The territory of Alaska and dog mushing grew up together, with dog sleds a viable mode of travel and freight hauling in rural areas well into the second half of the 20th century. Mushing is deeply engrained in Alaska’s cultural legacy — colorful figures such as Herbie Nayokpuk, the “Shishmaref Cannonball,” and George Attla, the “Huslia Husler,” were once as well-known to racing fans in Alaska as Dale “The Intimidator” Earnhardt was to NASCAR devotees in the Lower 48. Then and now, mushing is a way of life, one that requires uncommon devotion, extreme physical endurance and a considerable expenditure of resources to keep a racing team well-fed and in competitive shape.
For all of those reasons, distance mushing is facing what we’re likely to one day look on as an inflection point that determined the future of the sport — but will its trajectory from here trend upward to a new heyday, or downward into irrelevance?
The COVID-19 pandemic was disruptive to mushing, as it was to so many aspects of our lives, but it was far from the first or only factor affecting the competitive sled dog racing scene. In 2016, a whopping 85 mushers entered the Iditarod. Two years later, that number was 67. Two years after that, it was 57, and two years after that, it was 49. This year, only 34 entrants will make their way toward Nome — tying the all-time low in race history.
To the north, the situation with Alaska’s other big distance mushing race, the Yukon Quest, looks even tougher. The pandemic and cross-border tensions between the race’s two governing bodies led to the race being bifurcated into separate events on either side of the border in 2021, a state of affairs that has persisted since and done neither version of the race any favors. This year, a paltry nine mushers entered the 550-mile American edition of the race. The 450-mile Canadian race’s field was even smaller, at just six mushers.

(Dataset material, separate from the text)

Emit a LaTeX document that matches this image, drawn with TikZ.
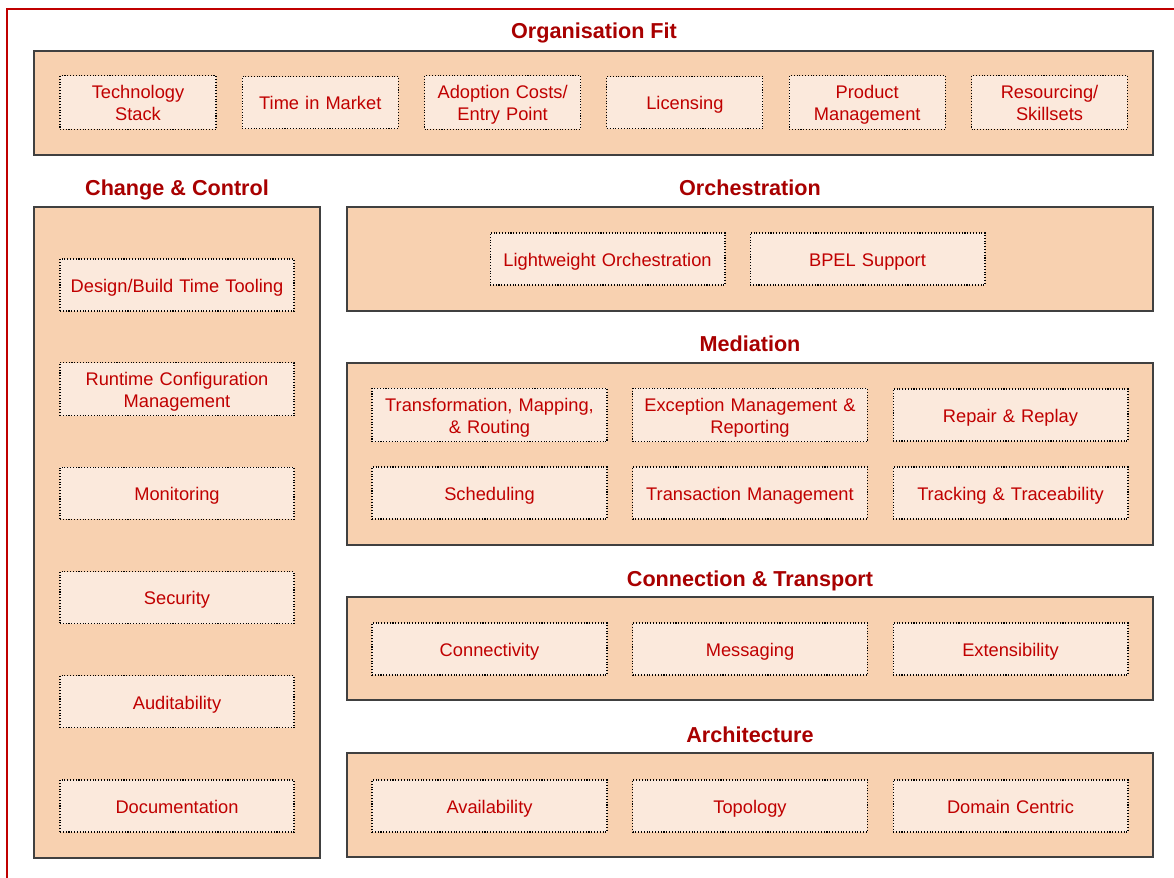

The longer the races suffer from such anemic participation, the more the question grows: How many participants are too few to justify the logistics, volunteer hours, veterinary care, prize sponsorships and so on that are needed for a serious distance mushing event?
We’re certainly not hoping for the demise of the Iditarod or the Yukon Quest — quite the contrary, it would be terrific to see the races thrive again and return to their former glory, when full competitive fields of mushers kept things exciting from start to finish. But to deny the seriousness of the stakes for distance mushing at this point would be the surest way to relegate Alaska’s major races to a slide into obscurity.
Even the high-octane Iron Dog, now underway, isn’t immune from some of the same difficulties that have affected distance mushing. In 2018, race organizers seriously considered canceling the 2019 race because of financial difficulties. In 2021, citing financial trouble partly caused by the COVID-19 pandemic, race organizers cut Fairbanks and several river communities out of the course, opting for a logistically simpler Big Lake-to-Nome-and-back round trip. At the time, race staff vowed they would include Fairbanks again as soon as they could, but it has yet to happen.
Put simply, whether the Iditarod, Yukon Quest and Iron Dog will survive a generation from now is up to all of us. Without active participation from competitors, sponsors and fans alike, it’s hard to see a viable path forward — the days of big national backing for the races are gone. But if we value the races’ place in our state and its culture, there can be enough support to carry them forward. Volunteers are always needed, and donations to the races themselves or payment for GPS race trackers are a good way to provide individual support. And more than anything else, if you’re invested in the fates of these races, spread the word to others who feel the same way.